Mainstreaming the Tweeters

Peter Jones Information Ecology, Wu Wei

The New York Times started tracking Twitter news activity last year, but typically with tongue-in-cheek articles, such as the insets about celebrity Twitterers (that were in the print Times only!)  Now the papers may be getting concerned that their original core value – editing and producing the news – may be getting twittered away.

In Twitter’s secret: The law of unintended consequences:

“News no longer breaks, it tweets,” blogged Paul Saffo, a Silicon Valley-based technology forecaster, last November during the Mumbai attacks. “If newspapers are the first draft of history, then blogs are the scratch pad. And in front of blogs are tweets,” he added in a phone interview last week.

Twitter is a classic example of the “law of unintended consequences,” says Matthew Fraser, who tracks the world of online social networking. At first, he says, people shared the “micro-banalities of life” such as “I’m at McDonald’s having a Big Mac.”
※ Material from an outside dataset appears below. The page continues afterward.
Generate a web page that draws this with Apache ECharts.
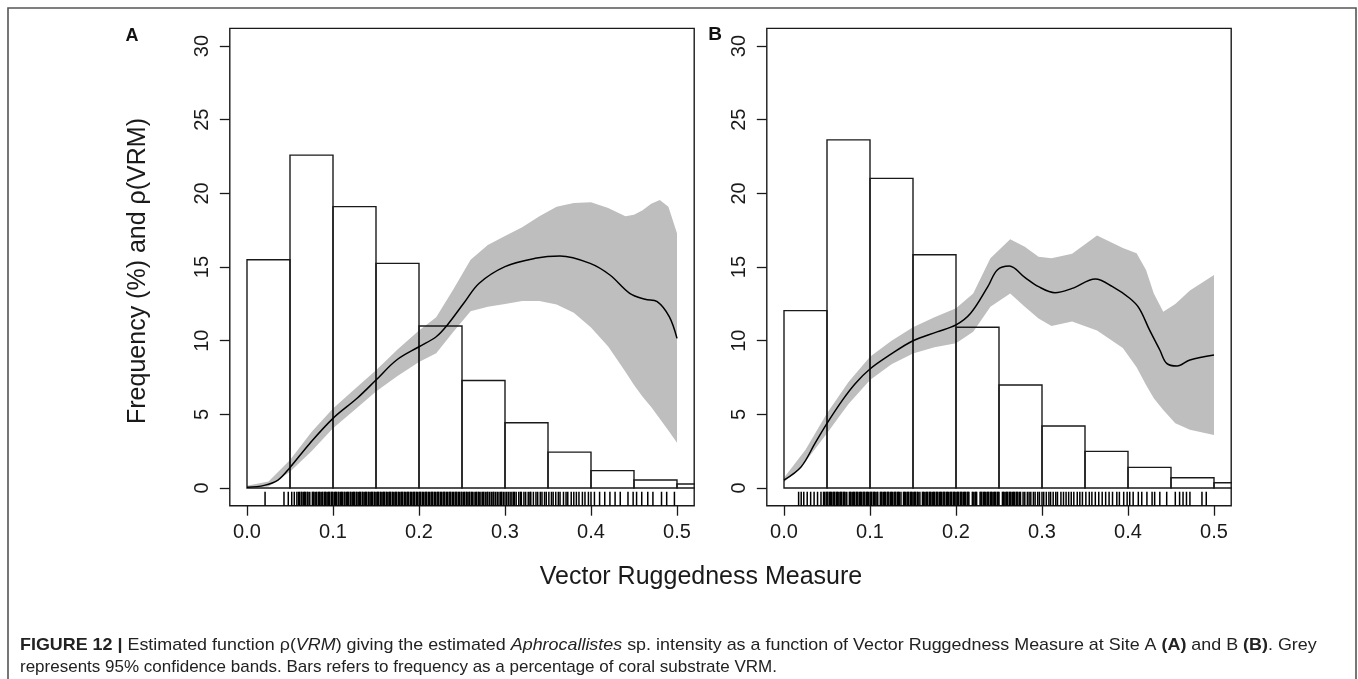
<!DOCTYPE html>
<html>
<head>
<meta charset="utf-8">
<script src="https://cdn.jsdelivr.net/npm/echarts@6/dist/echarts.min.js"></script>
<style>
  html, body { margin: 0; padding: 0; background: #ffffff; }
  #chart { width: 1358px; height: 679px; }
</style>
</head>
<body>
<div id="chart"></div>
<script>
// ---- histogram bins (VRM, width 0.05) ----
const binEdges = [0, 0.05, 0.10, 0.15, 0.20, 0.25, 0.30, 0.35, 0.40, 0.45, 0.50, 0.55];
const histA = [15.5, 22.6, 19.1, 15.25, 11.0, 7.3, 4.43, 2.44, 1.18, 0.54, 0.27];
const histB = [12.04, 23.63, 21.02, 15.84, 10.91, 6.99, 4.21, 2.49, 1.40, 0.70, 0.36];

// ---- estimated rho(VRM), Site A ----
const rhoXA = [0, 0.02, 0.036, 0.05, 0.073, 0.1, 0.128, 0.15, 0.174, 0.2, 0.22, 0.233, 0.252, 0.27, 0.3, 0.335, 0.364, 0.399, 0.422, 0.445, 0.463, 0.477, 0.491, 0.5];
const rhoYA = [0.05, 0.18, 0.54, 1.4, 3.03, 4.73, 6.09, 7.33, 8.69, 9.59, 10.27, 11.07, 12.54, 13.9, 15.03, 15.59, 15.75, 15.25, 14.46, 13.22, 12.81, 12.65, 11.63, 10.16];

// ---- 95% confidence band, Site A ----
const bandXA = [0, 0.025, 0.05, 0.075, 0.1, 0.125, 0.15, 0.175, 0.2, 0.22, 0.24, 0.26, 0.28, 0.3, 0.32, 0.34, 0.36, 0.38, 0.4, 0.42, 0.44, 0.45, 0.46, 0.47, 0.48, 0.49, 0.5];
const bandHiA = [0.15, 0.45, 1.9, 3.8, 5.4, 6.7, 8.0, 9.4, 10.7, 11.6, 13.5, 15.5, 16.5, 17.1, 17.7, 18.45, 19.1, 19.35, 19.4, 19.0, 18.45, 18.55, 18.85, 19.3, 19.55, 19.1, 17.3];
const bandLoA = [0.0, 0.1, 1.1, 2.5, 4.05, 5.3, 6.55, 7.6, 8.55, 9.15, 10.6, 12.0, 12.3, 12.5, 12.7, 12.7, 12.45, 11.9, 10.9, 9.6, 7.9, 7.0, 6.2, 5.5, 4.7, 3.9, 3.08];

// ---- estimated rho(VRM), Site B ----
const rhoXB = [0, 0.02, 0.036, 0.05, 0.068, 0.083, 0.1, 0.123, 0.15, 0.178, 0.2, 0.217, 0.237, 0.248, 0.262, 0.28, 0.296, 0.315, 0.335, 0.362, 0.382, 0.402, 0.413, 0.425, 0.437, 0.445, 0.457, 0.472, 0.5];
const rhoYB = [0.54, 1.45, 3.03, 4.39, 5.97, 7.1, 8.08, 9.03, 10.0, 10.6, 11.07, 11.86, 13.67, 14.8, 15.07, 14.3, 13.67, 13.26, 13.55, 14.19, 13.67, 12.88, 12.2, 10.73, 9.37, 8.46, 8.28, 8.69, 9.03];

// ---- 95% confidence band, Site B ----
const bandXB = [0, 0.025, 0.05, 0.075, 0.1, 0.125, 0.15, 0.175, 0.2, 0.22, 0.24, 0.263, 0.28, 0.296, 0.311, 0.335, 0.364, 0.394, 0.41, 0.421, 0.43, 0.441, 0.455, 0.472, 0.5];
const bandHiB = [0.7, 2.6, 5.07, 7.2, 8.91, 10.0, 10.91, 11.6, 12.2, 13.2, 15.6, 16.88, 16.38, 15.7, 15.6, 15.9, 17.15, 16.3, 15.93, 14.8, 13.2, 11.97, 12.5, 13.4, 14.46];
const bandLoB = [0.4, 1.8, 3.71, 5.7, 7.33, 8.4, 9.14, 9.55, 9.82, 10.61, 12.3, 13.2, 12.3, 11.5, 11.0, 11.3, 10.7, 9.5, 8.2, 7.0, 6.1, 5.3, 4.4, 3.95, 3.6];

// ---- coral substrate VRM observations (rug), in thousandths ----
const rugA = [21, 43, 48, 52, 55, 58,
  60, 61, 63, 64, 66, 67, 68, 70, 71, 73, 76, 77, 78, 80, 81, 83, 84, 85, 87, 88, 90, 91, 92, 94, 95, 96, 98, 99,
  100, 102, 103, 104, 106, 107, 109, 110, 111, 113, 114, 116, 117, 118, 120, 121, 123, 124, 125, 127, 128, 130, 131, 132,
  134, 135, 137, 138, 139, 141, 142, 144, 145, 146, 148, 149, 151, 152, 153, 155, 156, 158, 159, 160, 162, 163, 165, 166,
  167, 169, 170, 172, 173, 174, 176, 177, 179, 180, 181, 183, 184, 186, 187, 188, 190, 191, 193, 194, 195, 197, 198, 200,
  201, 202, 204, 205, 207, 208, 209, 211, 212, 214, 215, 216, 218, 219, 221, 222, 223, 225, 226, 228, 229, 230, 232, 233,
  235, 236, 237, 239, 240, 242, 243, 244, 246, 247, 249, 250, 252, 253, 255, 256, 258, 259, 261, 262, 264, 266, 267, 269,
  270, 272, 274, 275, 277, 279, 280, 282, 284, 286, 287, 289, 291, 293, 295, 296, 298, 300, 302, 304, 306,
  308, 310, 311, 313, 316, 318, 319, 322, 324, 327, 329, 330, 333, 336, 338, 341, 343, 346, 348, 351, 354, 356, 359,
  362, 364, 368, 371, 373, 377, 380, 383, 386, 390, 393, 397, 400,
  404, 410, 416, 422, 428, 434, 443, 449, 453, 459, 466, 472, 482, 488, 497];
const rugB = [17, 20, 23, 27, 31, 35, 39, 43,
  46, 47, 49, 50, 51, 53, 54, 55, 57, 58, 59, 61, 62, 63, 65, 66, 67, 69, 70, 71, 73, 76, 77, 78, 80, 81, 82, 84, 85, 86,
  88, 89, 90, 92, 93, 94, 96, 97, 98, 100, 101, 102, 104, 105, 106, 108, 109, 112, 113, 114, 116, 117, 118, 120, 121, 122,
  124, 125, 126, 128, 129, 130, 132, 133, 134, 136, 139, 140, 141, 143, 144, 145, 147, 148, 149, 151, 152, 153, 155, 156,
  158, 161, 162, 163, 165, 166, 167, 169, 170, 171, 173, 174, 175, 177, 178, 179, 181, 182, 183, 185, 186, 187, 189, 190,
  191, 193, 194, 195, 197, 198, 199, 201, 202, 203, 205, 206, 207, 209, 210, 211, 213, 214, 215, 219, 220, 222, 223, 224,
  228, 229, 230, 232, 233, 234, 236, 237, 238, 240, 241, 242, 244, 245, 246, 248, 249, 250, 254, 255, 256, 258, 259, 260,
  262, 263, 264, 266, 267, 268, 270, 271, 272, 274, 275,
  278, 280, 283, 285, 287, 290, 292, 295, 297, 300, 302, 305, 308, 310, 313, 316, 318, 322, 325, 328, 331, 334, 337,
  341, 344, 347, 351, 355, 358, 362, 366, 370, 374, 378, 382, 387, 390,
  395, 399, 402, 406, 412, 416, 422, 428, 431, 437, 445, 455, 460, 464, 468, 472, 486, 491];

// ---- axis ticks ----
const xTicks = [0, 0.1, 0.2, 0.3, 0.4, 0.5];
const xTickLabels = ['0.0', '0.1', '0.2', '0.3', '0.4', '0.5'];
const yTicks = [0, 5, 10, 15, 20, 25, 30];
const yTickLabels = ['0', '5', '10', '15', '20', '25', '30'];

const FONT = '"Liberation Sans", Arial, Helvetica, sans-serif';
const INK = '#1a1a1a';
const BAND = '#bebebe';

const chart = echarts.init(document.getElementById('chart'), null, { renderer: 'canvas' });

function zip(xs, ys) { return xs.map((x, i) => [x, ys[i]]); }

function xAxisFor(gi) {
  return {
    type: 'value', gridIndex: gi, min: -0.02, max: 0.52, position: 'bottom',
    axisLine: { show: false, onZero: false }, splitLine: { show: false },
    axisTick: { show: true, inside: false, customValues: xTicks, length: 10, lineStyle: { color: INK, width: 1.3 } },
    axisLabel: {
      customValues: xTicks, margin: 17, fontSize: 20, color: INK, fontFamily: FONT,
      formatter: v => xTickLabels[xTicks.findIndex(t => Math.abs(t - v) < 1e-9)]
    }
  };
}
function yAxisFor(gi) {
  return {
    type: 'value', gridIndex: gi, min: -1.2, max: 31.2, position: 'left',
    axisLine: { show: false, onZero: false }, splitLine: { show: false },
    axisTick: { show: true, inside: false, customValues: yTicks, length: 10, lineStyle: { color: INK, width: 1.3 } },
    axisLabel: {
      customValues: yTicks, rotate: 90, margin: 17, fontSize: 20, color: INK, fontFamily: FONT,
      formatter: v => yTickLabels[yTicks.indexOf(v)]
    }
  };
}

// grey 95% confidence band as one filled polygon
function bandSeries(gi, xs, lo, hi) {
  return {
    type: 'custom', xAxisIndex: gi, yAxisIndex: gi, clip: true, silent: true,
    data: [[0, 0]], z: 1,
    renderItem: (params, api) => {
      const pts = [];
      xs.forEach((x, i) => pts.push(api.coord([x, hi[i]])));
      for (let i = xs.length - 1; i >= 0; i--) pts.push(api.coord([xs[i], lo[i]]));
      return { type: 'polygon', shape: { points: pts }, style: { fill: BAND, stroke: null } };
    }
  };
}
// unfilled histogram rectangles
function histSeries(gi, vals) {
  return {
    type: 'custom', xAxisIndex: gi, yAxisIndex: gi, clip: true, silent: true, z: 2,
    data: vals.map((v, i) => [binEdges[i], binEdges[i + 1], v]),
    renderItem: (params, api) => {
      const p0 = api.coord([api.value(0), 0]);
      const p1 = api.coord([api.value(1), api.value(2)]);
      return {
        type: 'rect',
        shape: { x: p0[0], y: p1[1], width: p1[0] - p0[0], height: p0[1] - p1[1] },
        style: { fill: 'none', stroke: INK, lineWidth: 1.4 }
      };
    }
  };
}
// rug of observed VRM values along the bottom edge
function rugSeries(gi, vals) {
  return {
    type: 'custom', xAxisIndex: gi, yAxisIndex: gi, clip: true, silent: true, z: 2,
    data: vals.map(v => [v / 1000, 0]),
    renderItem: (params, api) => {
      const a = api.coord([api.value(0), -1.2]);
      const b = api.coord([api.value(0), -0.25]);
      return {
        type: 'line', shape: { x1: a[0], y1: a[1], x2: b[0], y2: b[1] },
        style: { stroke: '#000', lineWidth: 1.5 }
      };
    }
  };
}
function rhoSeries(gi, xs, ys) {
  return {
    type: 'line', xAxisIndex: gi, yAxisIndex: gi, data: zip(xs, ys), z: 3,
    smooth: 0.35, symbol: 'none', silent: true,
    lineStyle: { color: '#000', width: 1.5 }
  };
}

const gridBox = { show: true, borderColor: INK, borderWidth: 1.4, backgroundColor: 'transparent' };

chart.setOption({
  animation: false,
  backgroundColor: '#ffffff',
  grid: [
    Object.assign({ left: 229.8, top: 28.4, width: 464.4, height: 477.3 }, gridBox),
    Object.assign({ left: 766.8, top: 28.4, width: 464.4, height: 477.3 }, gridBox)
  ],
  xAxis: [xAxisFor(0), xAxisFor(1)],
  yAxis: [yAxisFor(0), yAxisFor(1)],
  series: [
    bandSeries(0, bandXA, bandLoA, bandHiA),
    histSeries(0, histA),
    rugSeries(0, rugA),
    rhoSeries(0, rhoXA, rhoYA),
    bandSeries(1, bandXB, bandLoB, bandHiB),
    histSeries(1, histB),
    rugSeries(1, rugB),
    rhoSeries(1, rhoXB, rhoYB)
  ],
  graphic: [
    // figure frame
    { type: 'rect', shape: { x: 8, y: 8, width: 1348, height: 690 },
      style: { fill: 'none', stroke: '#555', lineWidth: 1.6 }, silent: true },
    // panel letters
    { type: 'text', x: 132, y: 36, style: { text: 'A', font: 'bold 18px ' + FONT, fill: '#111', align: 'center', verticalAlign: 'middle' } },
    { type: 'text', x: 715, y: 35, style: { text: 'B', font: 'bold 19px ' + FONT, fill: '#111', align: 'center', verticalAlign: 'middle' } },
    // axis titles
    { type: 'text', x: 138, y: 271, rotation: Math.PI / 2,
      style: { text: 'Frequency (%) and \u03C1(VRM)', font: '25px ' + FONT, fill: INK, align: 'center', verticalAlign: 'middle' } },
    { type: 'text', x: 701, y: 577,
      style: { text: 'Vector Ruggedness Measure', font: '25px ' + FONT, fill: INK, align: 'center', verticalAlign: 'middle' } },
    // caption
    { type: 'text', x: 20, y: 645, scaleX: 1.053,
      style: {
        text: '{b|FIGURE 12 |} Estimated function \u03C1({i|VRM}) giving the estimated {i|Aphrocallistes} sp. intensity as a function of Vector Ruggedness Measure at Site A {b|(A)} and B {b|(B)}. Grey',
        font: '17px ' + FONT, fill: '#222', verticalAlign: 'middle',
        rich: {
          b: { font: 'bold 17px ' + FONT, fill: '#222' },
          i: { font: 'italic 17px ' + FONT, fill: '#222' }
        }
      } },
    { type: 'text', x: 20, y: 667,
      style: { text: 'represents 95% confidence bands. Bars refers to frequency as a percentage of coral substrate VRM.',
        font: '17px ' + FONT, fill: '#222', verticalAlign: 'middle' } }
  ]
});
</script>
</body>
</html>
But now, the 80+ people I follow are inviting me to events, coordinating travel, lunch, and huge fundraisers, and are sending me links to things I actually am interested in. Almost everyone that I know using Twitter (and I only have about 120 followers so please add me to your list) said they started off this way – the concept was too trivial to take seriously.  I also thought so – who cares about “what are you doing right now?” Nobody, really.

But once people get started and reciprocate with friends and colleagues, then strangers, a virtuous cycle of relationships takes shape. You never think about the Twitter prompt question again – but intuitively it has transformed into something more profound, something like:

What can you contribute to your online community right now?